Roger Michell gives it a gripping production, helped by his following the script in having some scenes happen in very little light. The play doesn't open too promisingly, as Blake Ritson's Brandon has to go all Basil Exposition and spend the first ten minutes telling Granillo (Alex Waldmann) in some detail what they've just done and why. Which is especially clunky since, er, he was there, he helped do it. But once the guests start arriving we're up and running, with the performances nicely balancing comedy and tension. Henry Lloyd-Hughes (probably quite glad not to be playing a bully for a change, as in The Inbetweeeners and Punk Rock) and Phoebe Waller-Bridge are dim, drunken Bright Young Things, Emma Dewhurst is hilarious as the almost-silent Mrs Debenham and Michael Elwyn injects some pathos as the father who doesn't yet know his son's dead. Bertie Carvel steals the show though as Rupert, the aesthete whose ridiculously contrived accent should get annoying but somehow doesn't. He has some of the best moments in the show, whether with his bitchy comments (my favourite being "I honour my father and my mother: Every year on my birthday I send them a letter of congratulation.") or when the bon mots are masking how shrewdly he's collecting clues and is on to what Brandon and Granillo have done.

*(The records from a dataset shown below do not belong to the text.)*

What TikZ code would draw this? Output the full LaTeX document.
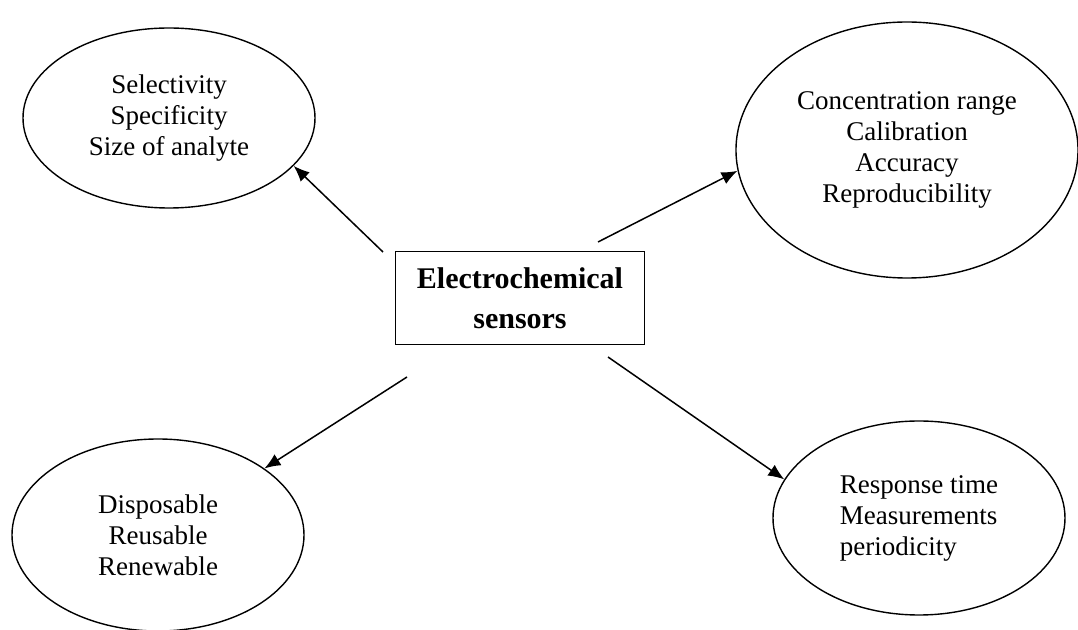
\documentclass[tikz,border=0pt]{standalone}
\usepackage{fontspec}
\setmainfont{Liberation Serif}
\usetikzlibrary{
    arrows.meta,
    shapes.geometric,
    positioning
}

\begin{document}
\begin{tikzpicture}[x=0.5pt, y=-0.5pt,
        prop/.style={draw, ellipse, line width=0.7pt, inner sep=0pt, align=center,
            font=\fontsize{13.5}{15.5}\selectfont},
        link/.style={line width=0.75pt, -{Latex[length=8pt, width=6.5pt]}}]
    \useasboundingbox (0, 0) rectangle (1078, 630);
    \node[draw, line width=0.8pt, minimum width=124.5pt, minimum height=46.5pt, align=center,
        font=\fontsize{15}{20}\selectfont\bfseries] (sensor) at (520, 298) {Electrochemical\\sensors};
    \node[prop, minimum width=146pt, minimum height=90pt] (sel) at (169, 118)
        {Selectivity\\Specificity\\Size of analyte};
    \node[prop, minimum width=171pt, minimum height=128pt] (conc) at (907, 150)
        {Concentration range\\Calibration\\Accuracy\\Reproducibility};
    \node[prop, minimum width=146pt, minimum height=96pt] (disp) at (158, 535)
        {Disposable\\Reusable\\Renewable};
    \node[prop, minimum width=146pt, minimum height=97pt, align=left] (resp) at (919, 518)
        {Response time\\Measurements\\periodicity};
    \coordinate (fromsel) at (383, 252);
    \coordinate (fromconc) at (598, 242);
    \coordinate (fromdisp) at (407, 377);
    \coordinate (fromresp) at (608, 357);
    \draw[link] (fromsel) -- (sel.-21);
    \draw[link] (fromconc) -- (conc.187);
    \draw[link] (fromdisp) -- (disp.32);
    \draw[link] (fromresp) -- (resp.164);
\end{tikzpicture}
\end{document}
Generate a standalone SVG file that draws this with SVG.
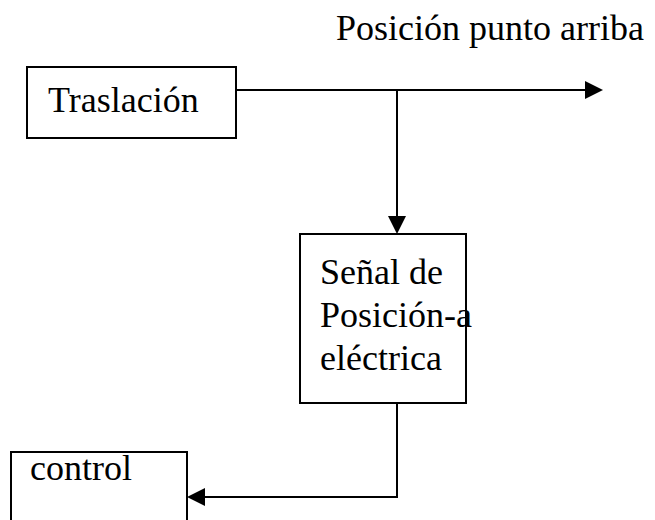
<svg xmlns="http://www.w3.org/2000/svg" width="655" height="520" viewBox="0 0 655 520">
<defs>
<style>
.box{fill:#fff;stroke:#000;stroke-width:2}
.t{font-family:"Liberation Serif","Times New Roman",serif;font-size:36px;fill:#000}
.c{fill:none;stroke:#000;stroke-width:2}
</style>
</defs>
<rect width="655" height="520" fill="#fff"/>
<text class="t" x="336" y="40">Posición punto arriba</text>
<g id="traslacion">
<rect class="box" x="27" y="67" width="209" height="71"/>
<text class="t" x="48" y="112">Traslación</text>
</g>
<g id="senal">
<rect class="box" x="300" y="234" width="166" height="169"/>
<text class="t" x="320" y="284">Señal de</text>
<text class="t" x="320" y="327">Posición-a</text>
<text class="t" x="320" y="370">eléctrica</text>
</g>
<g id="control">
<rect class="box" x="11" y="452" width="176" height="80"/>
<text class="t" x="30" y="480">control</text>
</g>
<g id="connectors">
<line class="c" x1="236" y1="90" x2="585" y2="90"/>
<path d="M585,81 L603,90 L585,99 z" fill="#000"/>
<line class="c" x1="397" y1="90" x2="397" y2="216"/>
<path d="M388,216 L397,234 L406,216 z" fill="#000"/>
<polyline class="c" points="397,403 397,497 205,497"/>
<path d="M205,488 L187,497 L205,506 z" fill="#000"/>
</g>
</svg>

I liked Mark Thompson's octagon-themed set design, although converting the Almeida to traverse staging has messed with the sightlines a bit - my seat was pretty central but I hardly saw Alex Waldmann 'cause his character spent most of the time cringing by the fire, and that was blocked by a pillar. Don't worry, it's set in the 1920s so it's not like he got his kit off and I missed anything. The setting also means he had his hair slicked back so it wasn't quite as Patty Bouvier as it can be at times. Anyway minor gripes aside this is a great night at the theatre. Perhaps best shown by the fact that, despite the Almeida's brave (and entirely right, in my opinion) decision to run the play for nearly 2 hours with no interval, it didn't feel anything like that long.
Rope by Patrick Hamilton is booking until the 6th of February at the Almeida Theatre.